Sunday, April 5, 2015

Painting Pallets

This weekend was jam-packed with family time! Saturday was drier so we got out 8 pallets and the four little containers of "Oops" paint which we bought (total cost for four tomato/cucumber/squash trellises/cages was $24.41) and spread out the trusty camo tarp and had a painting party.

We moved more straw to add to our lasagna layers (Leah and Becca loved the pitchforks, which was a new tool to them, and moved garden cart after garden cart load), in addition to continuing to empty out compost and spread layers of it, and we've also lined up bags and bags of leaves from the neighbors. We will need to plant more... but Natalie and I did plant spinach, beet, carrot, and radish seeds as well as our seed potatoes.

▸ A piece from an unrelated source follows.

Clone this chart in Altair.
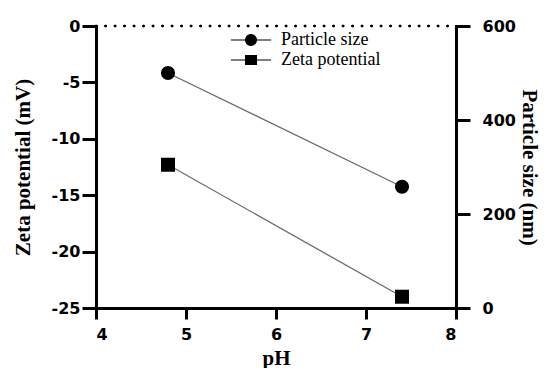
import altair as alt
import pandas as pd

# ---- data ----
ph = [4.8, 7.4]
particle_size = [500, 258]
zeta_potential = [-12.3, -24.0]
series_names = ["Particle size", "\u00a0Zeta potential"]
x_ticks = [4, 5, 6, 7, 8]
zeta_ticks = [-25, -20, -15, -10, -5, 0]
size_ticks = [0, 200, 400, 600]

ps_df = pd.DataFrame({"pH": ph, "size": particle_size})
zp_df = pd.DataFrame({"pH": ph, "zeta": zeta_potential})
legend_df = pd.DataFrame({"series": series_names})

circle_path = ("M1,0A1,1 0 1,1 -1,0A1,1 0 1,1 1,0Z "
               "M-3.35,-0.09H-0.98V0.09H-3.35Z M0.98,-0.09H3.35V0.09H0.98Z")
square_path = ("M-1,-0.85H1V0.85H-1Z "
               "M-3.35,-0.09H-1V0.09H-3.35Z M1,-0.09H3.35V0.09H1Z")

x_enc = alt.X("pH:Q", scale=alt.Scale(domain=[4, 8], nice=False, zero=False),
              axis=alt.Axis(values=x_ticks, title="pH", tickSize=11, format="d",
                            labelPadding=7, titlePadding=5))

y_left = alt.Y("zeta:Q", scale=alt.Scale(domain=[-25, 0], nice=False),
               axis=alt.Axis(values=zeta_ticks, title="Zeta potential (mV)",
                             orient="left", tickSize=14, labelPadding=2,
                             titlePadding=18, labelExpr="datum.value + ''"))

y_right = alt.Y("size:Q", scale=alt.Scale(domain=[0, 600], nice=False),
                axis=alt.Axis(values=size_ticks, title="Particle size (nm)",
                              orient="right", tickSize=14, labelPadding=12,
                              titlePadding=3))

zeta_line = alt.Chart(zp_df).mark_line(color="#6b6b6b", strokeWidth=1.3).encode(x=x_enc, y=y_left)
zeta_pts = alt.Chart(zp_df).mark_point(shape="square", filled=True, size=196,
                                       color="black", opacity=1).encode(x=x_enc, y=y_left)
zero_rule = alt.Chart(zp_df).mark_rule(color="black", strokeWidth=2.6, strokeCap="round",
                                       strokeDash=[0.1, 9.4]).encode(
    x=alt.datum(4), x2=alt.datum(8), y=alt.datum(0))

legend_layer = alt.Chart(legend_df).mark_point(filled=True, opacity=0, color="black").encode(
    shape=alt.Shape("series:N", sort=series_names,
                    scale=alt.Scale(domain=series_names, range=[circle_path, square_path]),
                    legend=alt.Legend(title=None, orient="none", legendX=146, legendY=5,
                                      symbolSize=144, symbolFillColor="black",
                                      symbolStrokeColor="black",
                                      symbolStrokeWidth=0, symbolOpacity=1,
                                      labelFont="Liberation Serif", labelFontSize=18,
                                      labelColor="black", labelOffset=21,
                                      rowPadding=2, padding=0))
)

ps_line = alt.Chart(ps_df).mark_line(color="#6b6b6b", strokeWidth=1.3).encode(x=x_enc, y=y_right)
ps_pts = alt.Chart(ps_df).mark_point(shape="circle", filled=True, size=200,
                                     color="black", opacity=1).encode(x=x_enc, y=y_right)

left_layer = alt.layer(zero_rule, zeta_line, zeta_pts, legend_layer)
right_layer = alt.layer(ps_line, ps_pts)

chart = alt.layer(left_layer, right_layer).resolve_scale(y="independent").properties(
    width=360, height=282,
    autosize=alt.AutoSizeParams(type="none"),
    padding={"left": 88, "top": 18, "right": 90, "bottom": 60},
).configure_axis(
    domainColor="black", domainWidth=3, domainCap="square",
    tickColor="black", tickWidth=3,
    labelFont="DejaVu Sans", labelFontWeight="bold", labelFontSize=16, labelColor="black",
    titleFont="Liberation Serif", titleFontSize=21, titleFontWeight="bold", titleColor="black",
    grid=False,
).configure_view(strokeOpacity=0)

chart.save("out.html", embed_options={"renderer": "svg", "actions": False})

Now I need to remember to water!

We can't wait to see how these things grow. As we add more bird feeders, we've observed more wildlife in our yard, including a little chipmunk who visits very day. So there are plants and animals both to watch! This is not only Farming & Gardening but it's botany and zoology and geology. I recently heard about Foldscopes... have you SEEN this? A 50 cent paper microscope that folds like origami!!!

This is from "a research team at PrakashLab at Stanford University, focused on democratizing science by developing scientific tools that can scale up to match problems in global health and science education.... Foldscope, a new approach for mass manufacturing of optical microscopes that are printed-and-folded from a single flat sheet of paper, akin to Origami."

Simply unbelievable. Imagine, all over the world, a microscope in every kid's pocket. My colleage in Maryland is part of the Beta program but they have now closed it. However, you can still see the TED talk. And a great tie-in to this concept, and to teaching about microscopes in general, is

Newbery honor book
The Evolution of Calpurnia Tate

I have done this as a read-aloud, as has Denise, and it has been a favorite!

One of the things I'm really excited about for homeschooling 6th and 8th grade next year is the ability to do a lot of Science, integrate it into our daily lives, and not have to stop exploring a concept when a "unit" is over. Even if we do Main Lesson Blocks, and let something rest and then return to it, if I keep the curiosity, creativity and exploration aspect open throughout the year, they can continue to engage in observation and scientific inquiry.